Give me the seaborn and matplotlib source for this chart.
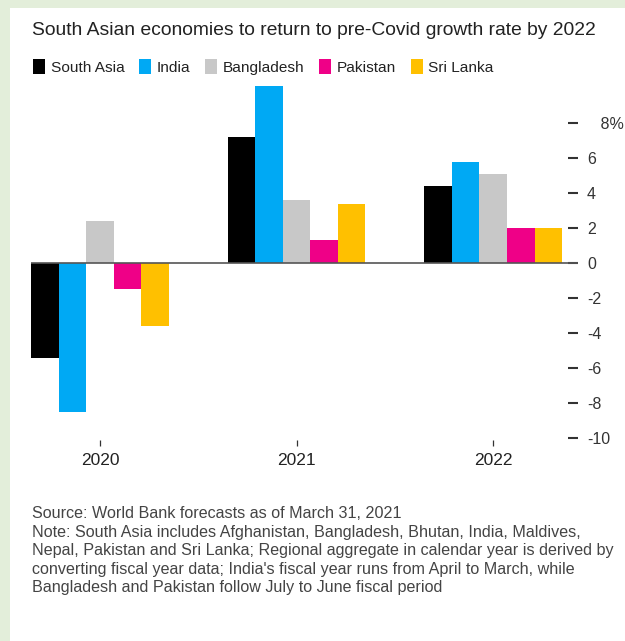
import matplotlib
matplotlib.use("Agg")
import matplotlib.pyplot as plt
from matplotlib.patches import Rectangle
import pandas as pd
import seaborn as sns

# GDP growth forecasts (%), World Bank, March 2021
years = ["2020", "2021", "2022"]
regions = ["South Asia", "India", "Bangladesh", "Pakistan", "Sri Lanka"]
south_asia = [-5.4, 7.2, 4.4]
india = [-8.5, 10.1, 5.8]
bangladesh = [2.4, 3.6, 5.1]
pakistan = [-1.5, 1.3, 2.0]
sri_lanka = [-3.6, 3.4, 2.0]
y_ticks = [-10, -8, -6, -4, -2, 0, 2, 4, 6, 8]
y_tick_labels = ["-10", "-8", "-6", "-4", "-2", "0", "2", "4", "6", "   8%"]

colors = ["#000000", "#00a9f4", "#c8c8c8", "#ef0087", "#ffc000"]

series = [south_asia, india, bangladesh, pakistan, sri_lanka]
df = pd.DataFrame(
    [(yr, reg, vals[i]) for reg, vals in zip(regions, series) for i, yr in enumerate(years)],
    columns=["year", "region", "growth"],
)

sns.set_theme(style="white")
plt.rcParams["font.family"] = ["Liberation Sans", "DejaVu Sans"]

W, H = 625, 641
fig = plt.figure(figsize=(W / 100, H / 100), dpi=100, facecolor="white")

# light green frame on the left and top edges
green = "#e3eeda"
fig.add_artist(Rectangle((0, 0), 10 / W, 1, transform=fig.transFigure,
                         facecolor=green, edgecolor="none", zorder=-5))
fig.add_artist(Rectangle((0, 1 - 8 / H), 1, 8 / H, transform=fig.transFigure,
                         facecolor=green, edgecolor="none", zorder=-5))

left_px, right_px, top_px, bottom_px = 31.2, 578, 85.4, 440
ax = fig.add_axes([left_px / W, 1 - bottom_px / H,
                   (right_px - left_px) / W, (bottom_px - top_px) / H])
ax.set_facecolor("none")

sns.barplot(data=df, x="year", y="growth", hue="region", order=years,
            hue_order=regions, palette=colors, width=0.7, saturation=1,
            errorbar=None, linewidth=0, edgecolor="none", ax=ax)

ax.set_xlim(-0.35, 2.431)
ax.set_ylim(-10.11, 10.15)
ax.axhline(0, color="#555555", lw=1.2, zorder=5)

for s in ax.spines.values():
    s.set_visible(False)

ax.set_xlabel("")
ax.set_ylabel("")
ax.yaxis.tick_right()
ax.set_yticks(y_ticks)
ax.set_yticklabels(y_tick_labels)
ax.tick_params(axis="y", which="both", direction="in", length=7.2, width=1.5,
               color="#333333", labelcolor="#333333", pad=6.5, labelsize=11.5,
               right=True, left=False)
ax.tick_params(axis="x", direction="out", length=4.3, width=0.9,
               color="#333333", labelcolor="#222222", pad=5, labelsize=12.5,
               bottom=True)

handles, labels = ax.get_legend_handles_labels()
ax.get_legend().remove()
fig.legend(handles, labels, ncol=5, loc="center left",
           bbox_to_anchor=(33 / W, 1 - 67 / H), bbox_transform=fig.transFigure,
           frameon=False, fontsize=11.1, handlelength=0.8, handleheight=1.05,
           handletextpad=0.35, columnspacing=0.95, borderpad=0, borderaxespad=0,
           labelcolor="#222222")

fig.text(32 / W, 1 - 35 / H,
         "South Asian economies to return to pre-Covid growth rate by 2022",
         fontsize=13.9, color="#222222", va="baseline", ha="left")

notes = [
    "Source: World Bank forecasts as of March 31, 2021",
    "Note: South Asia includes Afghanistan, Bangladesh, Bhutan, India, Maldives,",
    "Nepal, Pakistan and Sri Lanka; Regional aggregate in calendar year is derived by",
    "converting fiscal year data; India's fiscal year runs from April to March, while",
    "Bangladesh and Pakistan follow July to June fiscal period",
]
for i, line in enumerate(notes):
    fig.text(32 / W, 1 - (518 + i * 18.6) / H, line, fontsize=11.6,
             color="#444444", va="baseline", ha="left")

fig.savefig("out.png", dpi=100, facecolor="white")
=-=-=
Repeat the data above exactly, but not the pictures.

Give me the seaborn and matplotlib source for this chart.
import matplotlib
matplotlib.use("Agg")
import matplotlib.pyplot as plt
from matplotlib.patches import Rectangle
import pandas as pd
import seaborn as sns

# GDP growth forecasts (%), World Bank, March 2021
years = ["2020", "2021", "2022"]
regions = ["South Asia", "India", "Bangladesh", "Pakistan", "Sri Lanka"]
south_asia = [-5.4, 7.2, 4.4]
india = [-8.5, 10.1, 5.8]
bangladesh = [2.4, 3.6, 5.1]
pakistan = [-1.5, 1.3, 2.0]
sri_lanka = [-3.6, 3.4, 2.0]
y_ticks = [-10, -8, -6, -4, -2, 0, 2, 4, 6, 8]
y_tick_labels = ["-10", "-8", "-6", "-4", "-2", "0", "2", "4", "6", "   8%"]

colors = ["#000000", "#00a9f4", "#c8c8c8", "#ef0087", "#ffc000"]

series = [south_asia, india, bangladesh, pakistan, sri_lanka]
df = pd.DataFrame(
    [(yr, reg, vals[i]) for reg, vals in zip(regions, series) for i, yr in enumerate(years)],
    columns=["year", "region", "growth"],
)

sns.set_theme(style="white")
plt.rcParams["font.family"] = ["Liberation Sans", "DejaVu Sans"]

W, H = 625, 641
fig = plt.figure(figsize=(W / 100, H / 100), dpi=100, facecolor="white")

# light green frame on the left and top edges
green = "#e3eeda"
fig.add_artist(Rectangle((0, 0), 10 / W, 1, transform=fig.transFigure,
                         facecolor=green, edgecolor="none", zorder=-5))
fig.add_artist(Rectangle((0, 1 - 8 / H), 1, 8 / H, transform=fig.transFigure,
                         facecolor=green, edgecolor="none", zorder=-5))

left_px, right_px, top_px, bottom_px = 31.2, 578, 85.4, 440
ax = fig.add_axes([left_px / W, 1 - bottom_px / H,
                   (right_px - left_px) / W, (bottom_px - top_px) / H])
ax.set_facecolor("none")

sns.barplot(data=df, x="year", y="growth", hue="region", order=years,
            hue_order=regions, palette=colors, width=0.7, saturation=1,
            errorbar=None, linewidth=0, edgecolor="none", ax=ax)

ax.set_xlim(-0.35, 2.431)
ax.set_ylim(-10.11, 10.15)
ax.axhline(0, color="#555555", lw=1.2, zorder=5)

for s in ax.spines.values():
    s.set_visible(False)

ax.set_xlabel("")
ax.set_ylabel("")
ax.yaxis.tick_right()
ax.set_yticks(y_ticks)
ax.set_yticklabels(y_tick_labels)
ax.tick_params(axis="y", which="both", direction="in", length=7.2, width=1.5,
               color="#333333", labelcolor="#333333", pad=6.5, labelsize=11.5,
               right=True, left=False)
ax.tick_params(axis="x", direction="out", length=4.3, width=0.9,
               color="#333333", labelcolor="#222222", pad=5, labelsize=12.5,
               bottom=True)

handles, labels = ax.get_legend_handles_labels()
ax.get_legend().remove()
fig.legend(handles, labels, ncol=5, loc="center left",
           bbox_to_anchor=(33 / W, 1 - 67 / H), bbox_transform=fig.transFigure,
           frameon=False, fontsize=11.1, handlelength=0.8, handleheight=1.05,
           handletextpad=0.35, columnspacing=0.95, borderpad=0, borderaxespad=0,
           labelcolor="#222222")

fig.text(32 / W, 1 - 35 / H,
         "South Asian economies to return to pre-Covid growth rate by 2022",
         fontsize=13.9, color="#222222", va="baseline", ha="left")

notes = [
    "Source: World Bank forecasts as of March 31, 2021",
    "Note: South Asia includes Afghanistan, Bangladesh, Bhutan, India, Maldives,",
    "Nepal, Pakistan and Sri Lanka; Regional aggregate in calendar year is derived by",
    "converting fiscal year data; India's fiscal year runs from April to March, while",
    "Bangladesh and Pakistan follow July to June fiscal period",
]
for i, line in enumerate(notes):
    fig.text(32 / W, 1 - (518 + i * 18.6) / H, line, fontsize=11.6,
             color="#444444", va="baseline", ha="left")

fig.savefig("out.png", dpi=100, facecolor="white")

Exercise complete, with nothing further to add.